Question: A particular resistance wire has a resistance of 3.0 ohm per metre. The resistance of \[5\,{\text{m}...

Question

A particular resistance wire has a resistance of 3.0 ohm per metre. The resistance of $5\,{\text{m}}$ length of a wire of the same material, but with the twice the area of cross section will be:
A. $2.5\,\Omega$
B. $5\,\Omega$
C. $3\,\Omega$
D. $7.5\,\Omega$

Answer 1

Solution

Use the equation for the resistance of a wire. This equation gives the relation between the resistance of the wire, resistivity of the wire, length of the wire and cross-sectional area of the wire.
Substitute the values of the areas and lengths of both the wires and determine the resistance of the second wire.

Formula used:
The formula for the resistance $R$ of a wire is given by
$R = \rho \dfrac{L}{A}$ …… (1)
Here, $\rho$ is the resistivity of the material of the wire, $L$ is the length of the wire and $A$ is the cross sectional area of the wire.

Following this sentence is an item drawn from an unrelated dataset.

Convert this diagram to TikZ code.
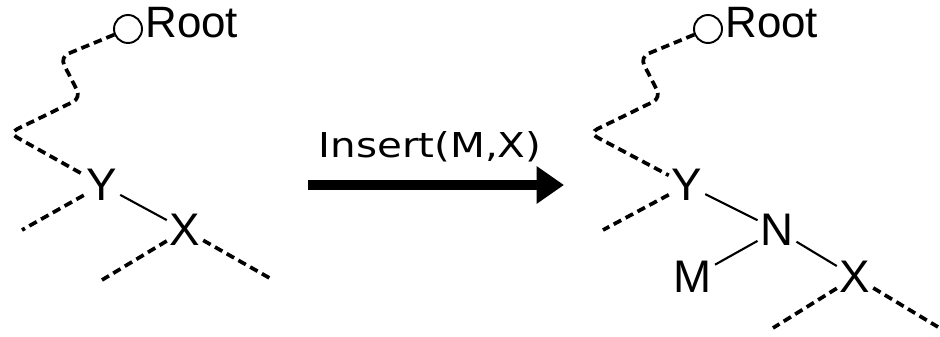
\documentclass[tikz,border=0pt]{standalone}
\usepackage{fontspec}
\setmainfont{Liberation Sans}
\newfontfamily\opfont{DejaVu Sans}[FakeStretch=1.18]
\usetikzlibrary{arrows.meta}
\begin{document}
\begin{tikzpicture}[
    x=0.02cm, y=-0.02cm,
    key/.style={inner sep=1.5pt, font=\fontsize{26}{28}\selectfont},
    rootnode/.style={circle, draw, line width=1.1pt, minimum size=0.56cm, inner sep=0pt},
    roottext/.style={inner sep=0pt, anchor=base west, font=\fontsize{25}{27}\selectfont},
    path/.style={line width=2.1pt, dash pattern=on 0.17cm off 0.1cm, rounded corners=0.18cm},
    stub/.style={line width=2.1pt, dash pattern=on 0.17cm off 0.1cm},
    link/.style={line width=1.2pt},
    op/.style={line width=0.2cm, -{Triangle[length=0.55cm, width=0.72cm]}}
    ]
    \useasboundingbox (0,0) rectangle (940,337);
    % before
    \node[rootnode] (rootL) at (128,29) {};
    \node[roottext] (rootLtext) at (145,38) {Root};
    \node[key] (yL) at (102,185) {Y};
    \node[key] (xL) at (185,230) {X};
    \coordinate (yLleft) at (22,230);
    \coordinate (xLleft) at (102,280);
    \coordinate (xLright) at (273,280);
    \draw[path] (rootL) -- (60,57) -- (81,98) -- (9,133) -- (yL);
    \draw[link] (yL) -- (xL);
    \draw[stub] (yL) -- (yLleft);
    \draw[stub] (xL) -- (xLleft);
    \draw[stub] (xL) -- (xLright);
    % operation
    \coordinate (opStart) at (308,185);
    \coordinate (opEnd) at (564,185);
    \draw[op] (opStart) -- (opEnd);
    \node[inner sep=0pt, font=\opfont\fontsize{19.5}{22}\selectfont] (opLabel) at (430,147) {Insert(M,X)};
    % after
    \node[rootnode] (rootR) at (708,29) {};
    \node[roottext] (rootRtext) at (725,38) {Root};
    \node[key] (yR) at (687,185) {Y};
    \node[key] (n) at (777,230) {N};
    \node[key] (m) at (693,277) {M};
    \node[key] (xR) at (855,277) {X};
    \coordinate (yRleft) at (603,230);
    \coordinate (xRleft) at (773,328);
    \coordinate (xRright) at (938,327);
    \draw[path] (rootR) -- (640,57) -- (661,98) -- (589,133) -- (yR);
    \draw[link] (yR) -- (n);
    \draw[link] (n) -- (m);
    \draw[link] (n) -- (xR);
    \draw[stub] (yR) -- (yRleft);
    \draw[stub] (xR) -- (xRleft);
    \draw[stub] (xR) -- (xRright);
\end{tikzpicture}
\end{document}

Complete step by step answer:
We have given that a particular wire has the resistance per unit length of $3\,\Omega l{\text{m}}$ and length of the wire is $5\,{\text{m}}$ .
$\dfrac{R}{L} = 3\,\Omega l{\text{m}}$
$L = 5\,{\text{m}}$
Let us determine the resistance of the wire.
Substitute for in the resistance per unit length of wire and solve it for resistance of the wire.
$\dfrac{R}{{5\,{\text{m}}}} = 3\,\Omega l{\text{m}}$
$\Rightarrow R = \left( {3\,\Omega l{\text{m}}} \right)\left( {5\,{\text{m}}} \right)$
$\Rightarrow R = 15\,\Omega$
Hence, the resistance of the wire is $15\,\Omega$ .
The resistivity of two wires of the same materials is the same.
The lengths ${L_1}$ and ${L_2}$ of the two wires are the same.
${L_1} = {L_2}$
The cross-sectional area ${A_2}$ of the second wire is twice the cross-sectional area ${A_1}$ of the first wire.
${A_2} = 2{A_1}$
From equation (1), it can be concluded that the resistance $R$ of the wire is directly proportional to the length $L$ of the wire and inversely proportional to the cross-sectional area $A$ of the wire.
$R \propto \dfrac{L}{A}$
Rewrite the above relation for the resistances of the two wires.
$\dfrac{{{R_1}}}{{{R_2}}} = \dfrac{{\dfrac{{{L_1}}}{{{A_1}}}}}{{\dfrac{{{L_2}}}{{{A_2}}}}}$
Substitute $15\,\Omega$ for ${R_1}$ , ${L_1}$ for ${L_2}$ and $2{A_1}$ for ${A_2}$ in the above equation (1).
$\dfrac{{15\,\Omega }}{{{R_2}}} = \dfrac{{\dfrac{{{L_1}}}{{{A_1}}}}}{{\dfrac{{{L_1}}}{{2{A_1}}}}}$
$\Rightarrow \dfrac{{15\,\Omega }}{{{R_2}}} = 2$
Rearrange the above equation for ${R_2}$ .
$\Rightarrow {R_2} = \dfrac{{15\,\Omega }}{2}$
$\therefore {R_2} = 7.5\,\Omega$

Therefore, the resistance of the second wire is $7.5\,\Omega$ .Hence, the correct option is D.

Note: The students may think that we have asked to determine the resistance of the wire from resistance per unit length and length of the wire given. The students should carefully read the question because in question we have asked to determine the resistance of the other wire which is made up of the same material as that of the first wire but with double cross-sectional area.